* **Records to use**:
=-=-=
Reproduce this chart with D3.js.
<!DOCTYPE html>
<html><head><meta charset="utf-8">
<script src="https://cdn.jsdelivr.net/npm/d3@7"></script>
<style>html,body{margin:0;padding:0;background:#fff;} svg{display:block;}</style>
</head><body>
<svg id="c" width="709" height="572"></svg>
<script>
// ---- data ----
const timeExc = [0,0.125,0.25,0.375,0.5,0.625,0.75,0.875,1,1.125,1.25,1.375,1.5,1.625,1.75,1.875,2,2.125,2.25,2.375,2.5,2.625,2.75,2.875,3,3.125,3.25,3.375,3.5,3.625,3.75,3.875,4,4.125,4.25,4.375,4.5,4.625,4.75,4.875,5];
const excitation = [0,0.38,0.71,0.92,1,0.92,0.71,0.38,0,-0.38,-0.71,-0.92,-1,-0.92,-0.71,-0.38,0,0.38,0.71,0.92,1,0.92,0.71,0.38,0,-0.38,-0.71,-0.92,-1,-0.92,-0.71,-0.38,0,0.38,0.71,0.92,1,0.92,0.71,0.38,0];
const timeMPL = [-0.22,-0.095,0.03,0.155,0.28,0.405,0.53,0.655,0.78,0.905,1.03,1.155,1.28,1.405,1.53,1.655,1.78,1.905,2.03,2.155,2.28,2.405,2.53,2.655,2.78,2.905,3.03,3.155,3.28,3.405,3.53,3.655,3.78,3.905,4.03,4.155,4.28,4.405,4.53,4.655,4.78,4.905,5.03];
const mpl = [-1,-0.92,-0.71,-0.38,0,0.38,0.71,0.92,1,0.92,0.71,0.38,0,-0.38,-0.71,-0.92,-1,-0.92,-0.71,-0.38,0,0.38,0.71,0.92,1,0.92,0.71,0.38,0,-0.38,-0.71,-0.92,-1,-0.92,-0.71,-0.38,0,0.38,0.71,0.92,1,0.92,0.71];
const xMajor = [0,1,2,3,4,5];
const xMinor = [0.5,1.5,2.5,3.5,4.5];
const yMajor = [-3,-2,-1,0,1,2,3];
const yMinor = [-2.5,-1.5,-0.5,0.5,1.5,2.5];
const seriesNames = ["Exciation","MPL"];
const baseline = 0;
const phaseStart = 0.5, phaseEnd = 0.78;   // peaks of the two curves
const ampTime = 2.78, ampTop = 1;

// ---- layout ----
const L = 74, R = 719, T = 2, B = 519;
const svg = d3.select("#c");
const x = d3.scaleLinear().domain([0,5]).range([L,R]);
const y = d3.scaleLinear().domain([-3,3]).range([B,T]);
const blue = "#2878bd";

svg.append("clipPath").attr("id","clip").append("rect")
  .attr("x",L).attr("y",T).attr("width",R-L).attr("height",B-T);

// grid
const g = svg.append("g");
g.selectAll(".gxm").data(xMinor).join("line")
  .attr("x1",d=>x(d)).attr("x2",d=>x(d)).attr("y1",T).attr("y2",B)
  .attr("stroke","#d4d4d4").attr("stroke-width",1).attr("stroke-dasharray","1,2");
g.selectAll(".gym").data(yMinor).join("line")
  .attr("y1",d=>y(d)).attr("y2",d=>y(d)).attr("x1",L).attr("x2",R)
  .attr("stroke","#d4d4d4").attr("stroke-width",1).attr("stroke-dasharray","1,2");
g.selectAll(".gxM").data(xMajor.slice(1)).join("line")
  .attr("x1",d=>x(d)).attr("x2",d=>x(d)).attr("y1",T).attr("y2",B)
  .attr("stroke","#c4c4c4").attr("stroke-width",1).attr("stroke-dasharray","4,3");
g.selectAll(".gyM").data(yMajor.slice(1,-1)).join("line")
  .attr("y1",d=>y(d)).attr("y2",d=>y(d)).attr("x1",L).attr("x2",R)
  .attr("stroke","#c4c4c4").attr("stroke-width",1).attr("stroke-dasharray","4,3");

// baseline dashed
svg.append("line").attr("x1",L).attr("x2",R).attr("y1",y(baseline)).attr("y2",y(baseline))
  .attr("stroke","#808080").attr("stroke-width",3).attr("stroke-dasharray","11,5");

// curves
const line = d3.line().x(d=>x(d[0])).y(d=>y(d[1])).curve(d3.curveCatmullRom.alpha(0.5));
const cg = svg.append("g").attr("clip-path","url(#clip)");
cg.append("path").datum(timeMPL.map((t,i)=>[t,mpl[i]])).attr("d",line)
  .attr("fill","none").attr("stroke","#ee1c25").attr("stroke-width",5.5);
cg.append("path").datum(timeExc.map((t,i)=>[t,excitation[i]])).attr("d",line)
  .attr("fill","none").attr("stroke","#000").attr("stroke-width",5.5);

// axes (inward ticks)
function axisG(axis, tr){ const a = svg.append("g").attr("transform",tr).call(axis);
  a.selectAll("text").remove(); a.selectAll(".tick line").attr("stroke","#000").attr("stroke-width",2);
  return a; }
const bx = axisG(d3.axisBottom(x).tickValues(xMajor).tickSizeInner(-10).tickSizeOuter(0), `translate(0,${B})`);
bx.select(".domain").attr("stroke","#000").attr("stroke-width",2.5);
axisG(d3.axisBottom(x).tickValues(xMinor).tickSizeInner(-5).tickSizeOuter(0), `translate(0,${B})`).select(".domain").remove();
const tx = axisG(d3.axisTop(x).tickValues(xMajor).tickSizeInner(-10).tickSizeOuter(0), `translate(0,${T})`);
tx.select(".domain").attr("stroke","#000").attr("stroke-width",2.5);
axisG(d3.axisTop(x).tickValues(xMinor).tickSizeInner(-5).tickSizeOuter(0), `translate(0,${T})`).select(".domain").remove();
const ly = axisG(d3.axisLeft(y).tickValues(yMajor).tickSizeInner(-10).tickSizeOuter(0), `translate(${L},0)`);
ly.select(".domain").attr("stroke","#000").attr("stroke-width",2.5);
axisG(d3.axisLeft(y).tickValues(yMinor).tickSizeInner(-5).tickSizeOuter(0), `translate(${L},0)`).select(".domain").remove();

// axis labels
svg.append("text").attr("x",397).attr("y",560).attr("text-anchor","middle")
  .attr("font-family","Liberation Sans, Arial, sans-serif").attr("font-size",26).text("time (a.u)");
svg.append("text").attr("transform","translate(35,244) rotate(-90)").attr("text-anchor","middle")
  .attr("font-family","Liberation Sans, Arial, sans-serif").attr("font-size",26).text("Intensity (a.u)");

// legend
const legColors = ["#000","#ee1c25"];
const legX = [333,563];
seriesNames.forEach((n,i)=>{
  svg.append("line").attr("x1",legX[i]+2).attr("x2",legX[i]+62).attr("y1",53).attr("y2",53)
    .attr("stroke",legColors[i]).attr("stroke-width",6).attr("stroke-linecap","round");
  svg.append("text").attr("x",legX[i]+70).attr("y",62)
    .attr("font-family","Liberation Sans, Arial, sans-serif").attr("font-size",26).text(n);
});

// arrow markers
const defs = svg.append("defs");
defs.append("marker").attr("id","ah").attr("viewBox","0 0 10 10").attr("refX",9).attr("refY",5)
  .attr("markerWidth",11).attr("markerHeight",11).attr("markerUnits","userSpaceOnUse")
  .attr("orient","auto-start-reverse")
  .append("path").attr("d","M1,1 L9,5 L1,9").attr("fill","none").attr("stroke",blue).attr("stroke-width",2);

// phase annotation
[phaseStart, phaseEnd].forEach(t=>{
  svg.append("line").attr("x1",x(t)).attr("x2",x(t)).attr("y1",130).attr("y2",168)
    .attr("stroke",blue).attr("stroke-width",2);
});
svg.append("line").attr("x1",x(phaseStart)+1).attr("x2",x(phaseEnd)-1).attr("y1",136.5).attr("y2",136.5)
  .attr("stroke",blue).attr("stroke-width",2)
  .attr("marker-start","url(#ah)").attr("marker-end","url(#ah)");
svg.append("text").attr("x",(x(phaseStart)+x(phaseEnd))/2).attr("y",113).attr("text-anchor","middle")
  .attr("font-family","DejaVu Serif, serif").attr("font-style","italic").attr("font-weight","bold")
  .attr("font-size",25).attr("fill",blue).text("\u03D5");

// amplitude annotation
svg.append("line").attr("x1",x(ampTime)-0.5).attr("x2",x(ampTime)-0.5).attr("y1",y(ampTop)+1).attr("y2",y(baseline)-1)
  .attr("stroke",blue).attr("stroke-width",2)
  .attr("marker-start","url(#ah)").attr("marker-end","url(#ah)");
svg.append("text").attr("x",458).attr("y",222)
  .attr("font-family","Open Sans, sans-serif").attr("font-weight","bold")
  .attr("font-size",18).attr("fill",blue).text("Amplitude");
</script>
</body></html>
=-=-=
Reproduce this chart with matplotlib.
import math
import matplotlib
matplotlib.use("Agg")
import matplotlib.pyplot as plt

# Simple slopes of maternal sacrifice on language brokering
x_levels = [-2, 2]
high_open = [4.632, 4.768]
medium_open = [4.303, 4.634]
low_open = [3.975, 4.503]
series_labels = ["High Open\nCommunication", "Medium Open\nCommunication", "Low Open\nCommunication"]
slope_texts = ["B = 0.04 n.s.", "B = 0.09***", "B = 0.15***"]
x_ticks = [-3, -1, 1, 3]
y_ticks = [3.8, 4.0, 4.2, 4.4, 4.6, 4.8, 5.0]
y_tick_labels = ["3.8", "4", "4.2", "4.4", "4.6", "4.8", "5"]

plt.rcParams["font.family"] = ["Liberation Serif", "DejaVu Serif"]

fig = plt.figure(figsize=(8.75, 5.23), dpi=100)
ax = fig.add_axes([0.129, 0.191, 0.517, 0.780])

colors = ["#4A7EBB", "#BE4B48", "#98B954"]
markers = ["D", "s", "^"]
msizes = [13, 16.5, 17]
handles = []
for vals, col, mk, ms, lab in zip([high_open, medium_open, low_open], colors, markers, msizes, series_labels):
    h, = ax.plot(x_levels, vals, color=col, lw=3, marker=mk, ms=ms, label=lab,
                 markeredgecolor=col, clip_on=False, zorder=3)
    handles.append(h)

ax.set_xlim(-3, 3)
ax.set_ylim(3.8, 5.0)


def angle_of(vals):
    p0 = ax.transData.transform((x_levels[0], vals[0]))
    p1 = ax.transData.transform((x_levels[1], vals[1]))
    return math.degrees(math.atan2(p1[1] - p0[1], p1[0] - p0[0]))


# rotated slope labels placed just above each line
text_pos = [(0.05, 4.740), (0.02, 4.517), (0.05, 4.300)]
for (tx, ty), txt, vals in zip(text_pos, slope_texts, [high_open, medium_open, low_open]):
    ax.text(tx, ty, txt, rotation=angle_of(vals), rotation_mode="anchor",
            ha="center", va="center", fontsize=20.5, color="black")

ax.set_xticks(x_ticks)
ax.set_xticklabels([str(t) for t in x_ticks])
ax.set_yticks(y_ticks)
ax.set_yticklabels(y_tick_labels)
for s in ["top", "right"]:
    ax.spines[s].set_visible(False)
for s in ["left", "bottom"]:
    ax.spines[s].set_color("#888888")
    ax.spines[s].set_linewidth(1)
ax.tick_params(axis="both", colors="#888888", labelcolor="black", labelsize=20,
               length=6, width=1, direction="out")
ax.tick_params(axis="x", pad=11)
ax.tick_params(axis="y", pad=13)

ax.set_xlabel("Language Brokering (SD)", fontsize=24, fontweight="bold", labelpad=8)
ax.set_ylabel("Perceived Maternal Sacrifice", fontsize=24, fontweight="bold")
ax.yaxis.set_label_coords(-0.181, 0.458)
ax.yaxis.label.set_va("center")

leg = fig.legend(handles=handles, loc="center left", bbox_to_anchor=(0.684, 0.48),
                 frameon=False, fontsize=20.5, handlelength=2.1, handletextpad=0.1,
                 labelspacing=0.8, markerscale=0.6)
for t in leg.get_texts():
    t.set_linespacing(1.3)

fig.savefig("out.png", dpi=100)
=-=-=
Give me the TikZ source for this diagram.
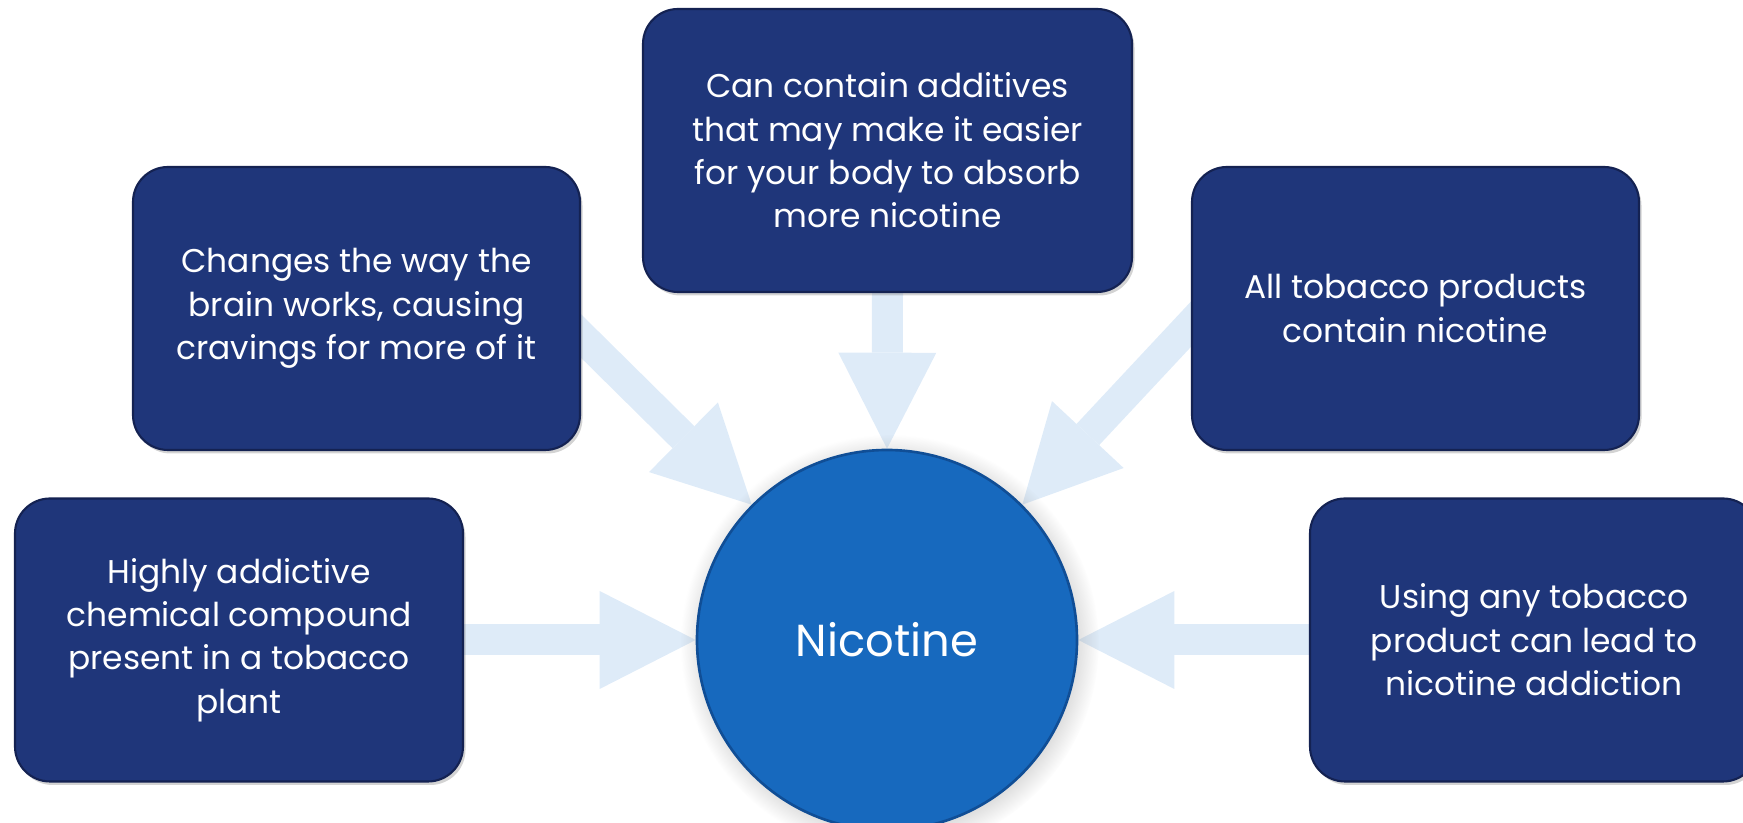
=-=-=
Transcribe the lines above from the one with "Reproduce this chart with matplotlib." through the one with "ax.set_ylim(3.8, 5.0)". Include both ends and leave out every other line.

Reproduce this chart with matplotlib.
import math
import matplotlib
matplotlib.use("Agg")
import matplotlib.pyplot as plt

# Simple slopes of maternal sacrifice on language brokering
x_levels = [-2, 2]
high_open = [4.632, 4.768]
medium_open = [4.303, 4.634]
low_open = [3.975, 4.503]
series_labels = ["High Open\nCommunication", "Medium Open\nCommunication", "Low Open\nCommunication"]
slope_texts = ["B = 0.04 n.s.", "B = 0.09***", "B = 0.15***"]
x_ticks = [-3, -1, 1, 3]
y_ticks = [3.8, 4.0, 4.2, 4.4, 4.6, 4.8, 5.0]
y_tick_labels = ["3.8", "4", "4.2", "4.4", "4.6", "4.8", "5"]

plt.rcParams["font.family"] = ["Liberation Serif", "DejaVu Serif"]

fig = plt.figure(figsize=(8.75, 5.23), dpi=100)
ax = fig.add_axes([0.129, 0.191, 0.517, 0.780])

colors = ["#4A7EBB", "#BE4B48", "#98B954"]
markers = ["D", "s", "^"]
msizes = [13, 16.5, 17]
handles = []
for vals, col, mk, ms, lab in zip([high_open, medium_open, low_open], colors, markers, msizes, series_labels):
    h, = ax.plot(x_levels, vals, color=col, lw=3, marker=mk, ms=ms, label=lab,
                 markeredgecolor=col, clip_on=False, zorder=3)
    handles.append(h)

ax.set_xlim(-3, 3)
ax.set_ylim(3.8, 5.0)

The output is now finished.